Research is needed on:
- challenger classes
- dispute burden calibration
- evidence escalation paths
- griefing resistance
- dispute cost balancing
- interaction between privacy and challengeability
- when and how external institutional escalation should occur
This area is especially important because many systems appear strong in ordinary operation but weak in adversarial review. A field that cannot explain how correction works under pressure is still at an immature stage of institutional design.
Governance, Constitutional Design, and Neutrality
Governance is often discussed too loosely in technical systems.
A richer research agenda should explore:
- which parameters are structurally constitutional versus merely operational
- how governance powers should be layered
- which changes should be prospective only
- how emergency powers should be bounded
- how neutrality can be preserved under evolving governance
- how governance disclosures should be standardized
This is one of the most important bridges between protocol architecture and institutional theory. A serious field needs to understand not only how systems verify claims, but how they govern the conditions under which verification remains credible over time.
Specification Families for Type 6 PAS
Over time, the Design Space section may point toward more formal specification work.
Possible specification families include:
- core concepts and claim semantics
- privacy and disclosure modes
- trust and governance disclosure
- dispute and finality models
- economic security and consequence envelopes
- conformance criteria for serious Type 6 PAS
This would be a major undertaking, but also one of the most valuable long-term outcomes of the site.
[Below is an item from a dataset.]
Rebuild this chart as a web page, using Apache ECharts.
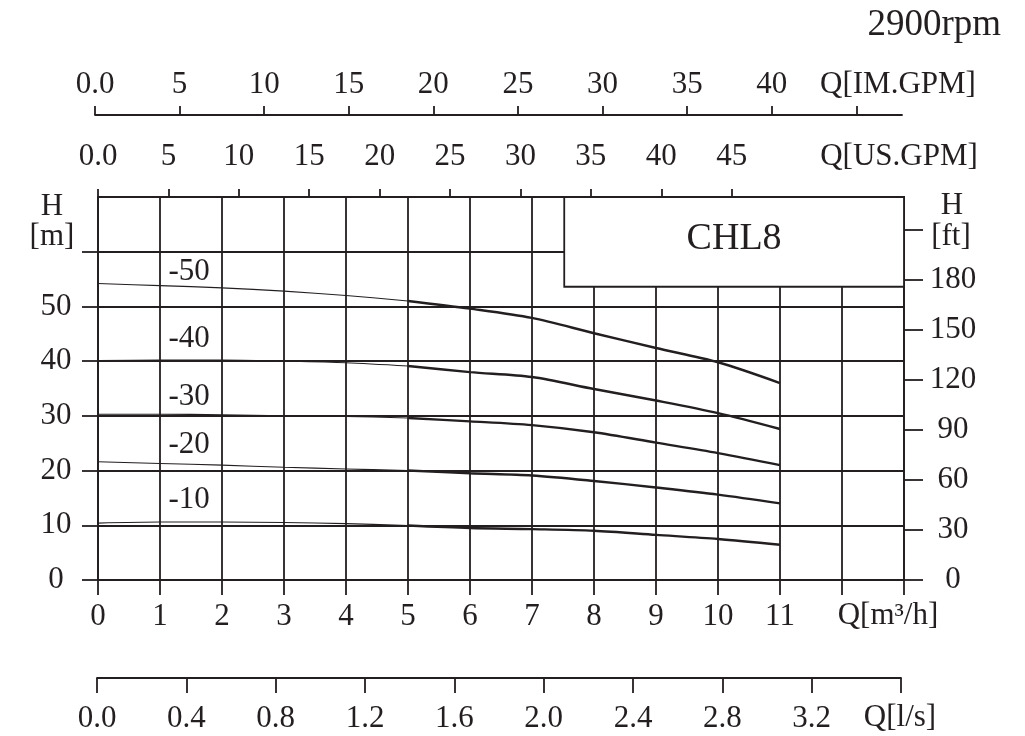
<!DOCTYPE html>
<html><head><meta charset="utf-8">
<script src="https://cdn.jsdelivr.net/npm/echarts@6/dist/echarts.min.js"></script>
<style>html,body{margin:0;padding:0;background:#fff}#c{width:1025px;height:736px}</style>
</head><body><div id="c"></div>
<script>
// ---- data ----
const flow = [0, 1, 2, 3, 4, 5, 6, 7, 8, 9, 10, 11];
const h50 = [54.2, 53.8, 53.4, 52.8, 52.0, 51.0, 49.6, 47.9, 45.1, 42.4, 39.8, 36.0];
const h40 = [40.1, 40.2, 40.2, 40.0, 39.7, 39.1, 38.0, 37.1, 34.9, 32.8, 30.5, 27.6];
const h30 = [30.3, 30.3, 30.2, 30.0, 29.9, 29.6, 29.0, 28.3, 27.0, 25.1, 23.2, 21.0];
const h20 = [21.6, 21.3, 21.0, 20.6, 20.3, 20.0, 19.5, 19.1, 18.1, 16.9, 15.6, 14.0];
const h10 = [10.4, 10.6, 10.6, 10.5, 10.3, 9.95, 9.5, 9.3, 9.0, 8.25, 7.5, 6.45];
const curveNames = ['-50', '-40', '-30', '-20', '-10'];
const curveLabelAt = [[1.47, 56.4], [1.47, 44.1], [1.47, 33.5], [1.47, 24.7], [1.47, 14.6]];
const splitIdx = 5;

const mLabels = [0, 1, 2, 3, 4, 5, 6, 7, 8, 9, 10, 11];
const mTicks = [0, 1, 2, 3, 4, 5, 6, 7, 8, 9, 10, 11, 12, 13];
const hLabels = [0, 10, 20, 30, 40, 50];
const hTicks = [0, 10, 20, 30, 40, 50, 60];
const ftLabels = [0, 30, 60, 90, 120, 150, 180];
const ftTicks = [0, 30, 60, 90, 120, 150, 180, 210];
const usLabels = [0, 5, 10, 15, 20, 25, 30, 35, 40, 45];
const usTicks = [0, 5, 10, 15, 20, 25, 30, 35, 40, 45];
const imLabels = [0, 5, 10, 15, 20, 25, 30, 35, 40];
const imTicks = [0, 5, 10, 15, 20, 25, 30, 35, 40, 45];
const lsLabels = [0, 0.4, 0.8, 1.2, 1.6, 2.0, 2.4, 2.8, 3.2];
const lsTicks = [0, 0.4, 0.8, 1.2, 1.6, 2.0, 2.4, 2.8, 3.2, 3.6];
const modelName = 'CHL8';
const modelBox = [[7.52, 53.6], [13, 70]];
const speedText = '2900rpm';

// ---- style ----
const INK = '#231f20';
const FF = '"Liberation Serif", "Times New Roman", serif';
const FS = 31;
const LW = 1.8;
const M_TO_FT = 3.28084, M3H_TO_USGPM = 4.40287;
const X_MAX = 13, H_MAX = 70;

const heads = [h50, h40, h30, h20, h10];
const series = [];
heads.forEach((h, i) => {
  const pts = flow.map((q, k) => [q, h[k]]);
  series.push({type: 'line', xAxisIndex: 0, yAxisIndex: 0, data: pts.slice(0, splitIdx + 1),
    smooth: 0.3, symbol: 'none', lineStyle: {color: INK, width: 1.1}, silent: true, z: 3});
  series.push({type: 'line', xAxisIndex: 0, yAxisIndex: 0, data: pts.slice(splitIdx),
    smooth: 0.3, symbol: 'none', lineStyle: {color: INK, width: 2.4}, silent: true, z: 3});
});
series.push({type: 'scatter', xAxisIndex: 0, yAxisIndex: 0, symbolSize: 0, silent: true,
  itemStyle: {opacity: 1, color: INK},
  data: curveLabelAt.map((p, i) => ({value: p, name: curveNames[i]})),
  label: {show: true, position: 'inside', formatter: '{b}', color: INK, opacity: 1, fontSize: FS, fontFamily: FF},
  markArea: {silent: true, itemStyle: {color: '#fff', opacity: 1, borderColor: INK, borderWidth: LW},
    label: {show: true, position: 'inside', formatter: modelName, color: INK, fontSize: 38, fontFamily: FF, offset: [0, -3]},
    data: [[{coord: modelBox[0]}, {coord: modelBox[1]}]]},
  z: 4});
series.push({type: 'scatter', xAxisIndex: 2, yAxisIndex: 2, data: []});
series.push({type: 'scatter', xAxisIndex: 3, yAxisIndex: 3, data: []});

const lineS = {show: true, onZero: false, lineStyle: {color: INK, width: LW}};
const splitS = {show: true, lineStyle: {color: INK, width: LW}};
const tickS = (custom, len) => ({show: true, customValues: custom, length: len, lineStyle: {color: INK, width: LW}});
const lbl = (custom, extra) => Object.assign({show: true, customValues: custom, color: INK, fontSize: FS, fontFamily: FF}, extra);
const zeroFmt = v => (v === 0 ? '0.0' : String(v));

const txt = (t, x, y, size, align) => ({type: 'text', silent: true, style: {text: t, x: x, y: y, fill: INK,
  fontSize: size || FS, fontFamily: FF, align: align || 'center', verticalAlign: 'middle'}});

const option = {
  backgroundColor: '#fff',
  animation: false,
  grid: [
    {left: 98, right: 121, top: 197, bottom: 156},
    {left: 95, right: 123, top: 115, height: 20},
    {left: 97, right: 124, top: 658, height: 20}
  ],
  xAxis: [
    {gridIndex: 0, type: 'value', position: 'bottom', min: 0, max: X_MAX, interval: 1,
      axisLine: lineS, splitLine: splitS, axisTick: tickS(mTicks, 15),
      axisLabel: lbl(mLabels, {margin: 37, verticalAlign: 'middle'})},
    {gridIndex: 0, type: 'value', position: 'top', min: 0, max: X_MAX * M3H_TO_USGPM, interval: 5,
      axisLine: lineS, splitLine: {show: false}, axisTick: tickS(usTicks, 8),
      axisLabel: lbl(usLabels, {margin: 40, verticalAlign: 'middle', formatter: zeroFmt})},
    {gridIndex: 1, type: 'value', position: 'top', min: 0, max: 47.7, interval: 5,
      axisLine: lineS, splitLine: {show: false}, axisTick: tickS(imTicks, 9),
      axisLabel: lbl(imLabels, {margin: 30, verticalAlign: 'middle', formatter: zeroFmt})},
    {gridIndex: 2, type: 'value', position: 'bottom', min: 0, max: 3.6, interval: 0.4,
      axisLine: lineS, splitLine: {show: false}, axisTick: tickS(lsTicks, 15),
      axisLabel: lbl(lsLabels, {margin: 41, verticalAlign: 'middle', formatter: v => v.toFixed(1)})}
  ],
  yAxis: [
    {gridIndex: 0, type: 'value', position: 'left', min: 0, max: H_MAX, interval: 10,
      axisLine: lineS, splitLine: splitS, axisTick: tickS(hTicks, 16),
      axisLabel: lbl(hLabels, {margin: 42, align: 'center'})},
    {gridIndex: 0, type: 'value', position: 'right', min: 0, max: H_MAX * M_TO_FT, interval: 30,
      axisLine: lineS, splitLine: {show: false}, axisTick: tickS(ftTicks, 19),
      axisLabel: lbl(ftLabels, {margin: 49, align: 'center'})},
    {gridIndex: 1, type: 'value', show: false, min: 0, max: 1},
    {gridIndex: 2, type: 'value', show: false, min: 0, max: 1}
  ],
  graphic: [
    txt(speedText, 1001, 25, 37, 'right'),
    txt('H', 52, 207),
    txt('[m]', 52, 237),
    txt('H', 952, 206),
    txt('[ft]', 951, 237),
    txt('Q[IM.GPM]', 898, 85),
    txt('Q[US.GPM]', 899, 157),
    txt('Q[m\u00b3/h]', 888, 616),
    txt('Q[l/s]', 900, 718)
  ],
  series: series
};
const chart = echarts.init(document.getElementById('c'));
chart.setOption(option);
</script></body></html>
A field becomes more legible when its best ideas can be stated in forms others can compare, discuss, and assess. Specification work is one of the ways a body of thought begins to mature into shared infrastructure for further research and critique.
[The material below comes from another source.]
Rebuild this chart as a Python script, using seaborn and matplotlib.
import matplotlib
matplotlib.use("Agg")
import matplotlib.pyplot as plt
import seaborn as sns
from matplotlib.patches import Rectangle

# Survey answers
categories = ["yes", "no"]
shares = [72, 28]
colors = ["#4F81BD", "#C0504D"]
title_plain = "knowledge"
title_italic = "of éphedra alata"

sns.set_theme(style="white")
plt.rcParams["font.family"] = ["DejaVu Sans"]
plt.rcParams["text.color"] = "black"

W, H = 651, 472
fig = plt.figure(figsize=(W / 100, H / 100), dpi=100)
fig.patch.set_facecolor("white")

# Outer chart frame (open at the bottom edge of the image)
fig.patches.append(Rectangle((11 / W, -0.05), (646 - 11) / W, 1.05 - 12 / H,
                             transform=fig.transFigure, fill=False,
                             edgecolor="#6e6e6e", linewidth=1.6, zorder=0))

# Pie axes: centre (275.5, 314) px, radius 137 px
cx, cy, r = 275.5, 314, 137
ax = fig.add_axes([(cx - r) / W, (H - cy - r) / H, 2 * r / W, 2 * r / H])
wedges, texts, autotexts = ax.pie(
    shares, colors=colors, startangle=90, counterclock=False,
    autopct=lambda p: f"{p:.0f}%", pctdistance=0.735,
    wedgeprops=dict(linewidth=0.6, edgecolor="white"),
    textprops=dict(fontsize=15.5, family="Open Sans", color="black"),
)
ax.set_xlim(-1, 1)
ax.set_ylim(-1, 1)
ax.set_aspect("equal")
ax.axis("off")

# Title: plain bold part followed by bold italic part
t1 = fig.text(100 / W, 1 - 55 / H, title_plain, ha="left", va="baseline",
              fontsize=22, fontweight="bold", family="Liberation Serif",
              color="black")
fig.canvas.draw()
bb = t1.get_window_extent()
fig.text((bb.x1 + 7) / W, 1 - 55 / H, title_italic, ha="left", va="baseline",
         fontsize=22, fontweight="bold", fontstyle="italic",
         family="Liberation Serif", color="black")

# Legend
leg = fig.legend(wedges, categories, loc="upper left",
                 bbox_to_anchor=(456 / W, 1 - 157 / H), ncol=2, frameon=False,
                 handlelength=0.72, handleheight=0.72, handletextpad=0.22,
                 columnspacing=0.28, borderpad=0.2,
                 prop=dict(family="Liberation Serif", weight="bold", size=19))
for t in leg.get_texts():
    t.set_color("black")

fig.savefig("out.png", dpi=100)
Interoperability With Adjacent Systems
Presence claims rarely exist alone.
Research should also examine how PAS outputs might interoperate with:
- identity systems
- credential frameworks
- access control systems
- contractual systems
- audit and compliance workflows
- legal and regulatory reporting structures
The challenge is to achieve composability without losing boundedness or collapsing back into centralized data aggregation. This is a domain where technical architecture, privacy design, and institutional fit intersect very directly.
Historical and Comparative Study
The field would benefit from deeper comparative work across older and newer Presence Adjudication Systems.
This includes studying:
- affidavits and witness systems
- inspector and regulator models
- centralized platform evidence practices
- signed attestation systems
- decentralized economic adjudication models
Such work helps prevent the field from imagining itself as wholly unprecedented. It also sharpens judgment about what genuinely changes in the move to digitally native systems, and what older institutional forms still do better than newer ones.
Public-Language Work
Not all research should be technical.
A field that cannot explain itself outside specialist circles remains fragile. Clear conceptual writing, public-language explanations, taxonomies, durable metaphors, and explanatory comparisons are part of the research agenda too. They help establish shared vocabulary and make the field discussable by people who are not protocol designers.
This is one of the reasons this site exists in the first place.
Toward a Real Field
A research agenda matters because it signals that Sovereign Location is not only an argument about what should be built. It is also an invitation to clarify, test, compare, and formalize a set of emerging ideas.
Some of the work ahead will be conceptual. Some will be technical. Some will be institutional. Some will eventually become specification work. Taken together, that is how a design space begins to mature into a field.
This page is not the last word on that agenda.
It is a declaration that there is one.